1936 год, когда Лукач опубликовал «Рассказ или описание?», был далеко не безоблачным. Это год первого показательного процесса, к которому оказалось причастно немало немецких интеллектуалов. В 1936 году целая группа их была собрана в Москве для встречных обвинений, отречений и самооправданий (протокол напечатали под названием «Die Säuberung» — «Очищение»)[862]. Но еще важнее — 1936-й стал годом антиформалистической кампании, когда под ударом оказалось, по сути, все модернистское направление[863]. В 1936–1938 годах ведущие интеллектуалы антифашистской эмиграции оказались втянутыми в так называемую «антиэкспрессионистскую» дискуссию, которая шла в левой антифашистской эмигрантской среде, в некотором смысле параллельно советской антиформалистической кампании[864]. Лукач стал главным обвинителем экспрессионизма, напечатав статью в «Das Wort», московском эмигрантском издании.
860
Лукач Г. Рассказ или описание? / Пер.

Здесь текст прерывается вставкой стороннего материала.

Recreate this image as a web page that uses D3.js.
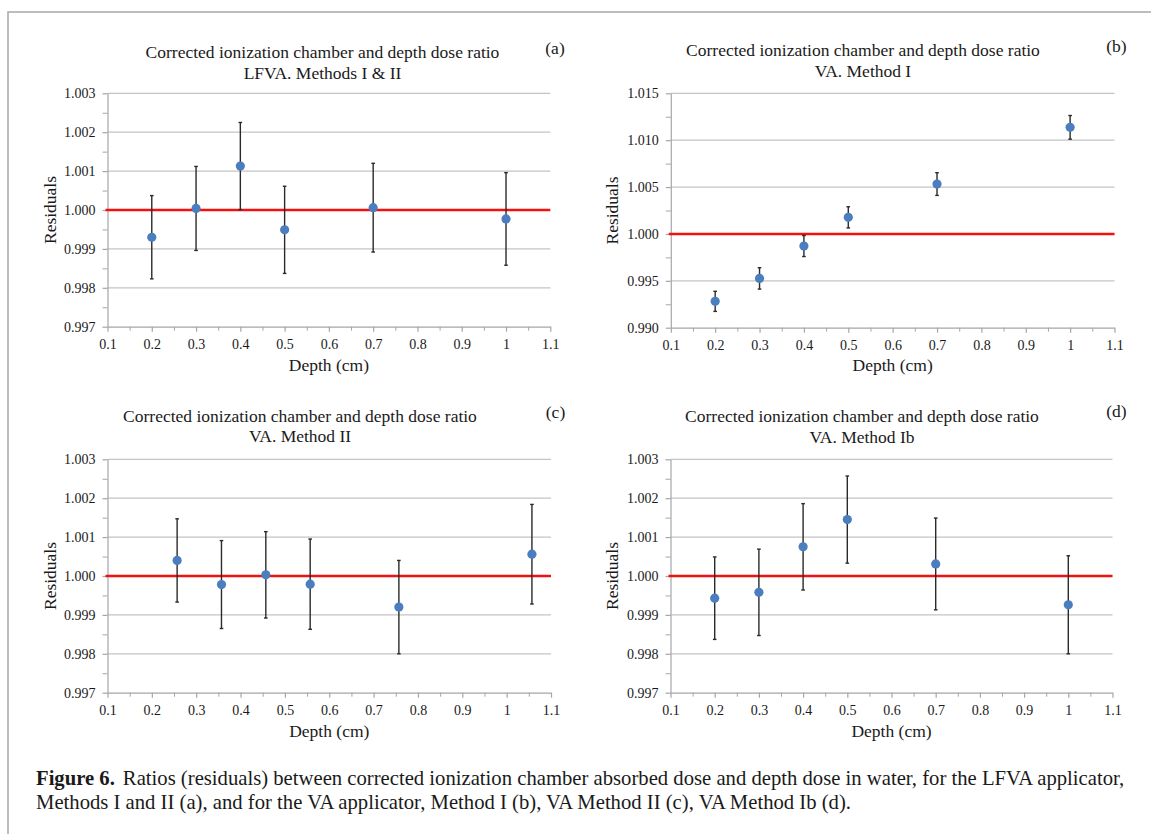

Н. Волькенау // Литературный критик. 1936. № 8. С. 44–67 (нем. версия: Erzählen oder beschreiben? // Internationale Literatur. 1936. № 11. С. 100–118; 1936. № 12. С. 108–123). Далее ссылки на русское издание даются в тексте в скобках.
861
См.: Lukács G. Reportage oder Gestaltung. Kritische Bemerkungen anlässlich des Romans von Ottwalt // Die Linkskurve. Vol. IV. 1932. № 7, 8.
862
Die Säuberung: Moskau 1936: Stenogramm einer geschlossenen Parteiversanunlung. Georg Lukaás, Johannes Becher, Friedrich Wolf u. a / R. Müller (ed.). Reinbek bei Hamburg: Rowohlt, 1991. О сложном положении левых эмигрантов из Центральной и Восточной Европы в сталинской Москве и Лукача, в частности, см.: Tihanov G. Cosmopolitans without a Polis: Towards a Hermeneutics of the East-East Exilic Experience (1929–1945) // The Exile and Return of Writers from East-Central Europe / J. Neubauer and Z. Torok (eds.). Berlin and New York: Walter de Gruyter, 2009. P. 123–143.
863
См.: Clark K. Petersburg: Crucible of Cultural Revolution. Cambridge, Mass.: Harvard University Press, 1995. P. 290–297.
864
Собственно, дискуссия началась с ответов на две статьи, напечатанные в сентябрьской книжке «Das Wort» за 1937 год, Клауса Манна и Алфреда Куреллы (под псевдонимом Бернард Зиглер). Однако их атаки на экспрессионизм стали продолжением более раннего выступления Лукача (статья Grösse und Verfall des Expressionismus // Internationale Literatur. 1934. № 1), где Лукач пытался установить прямую связь между экспрессионизмом и национал-социализмом.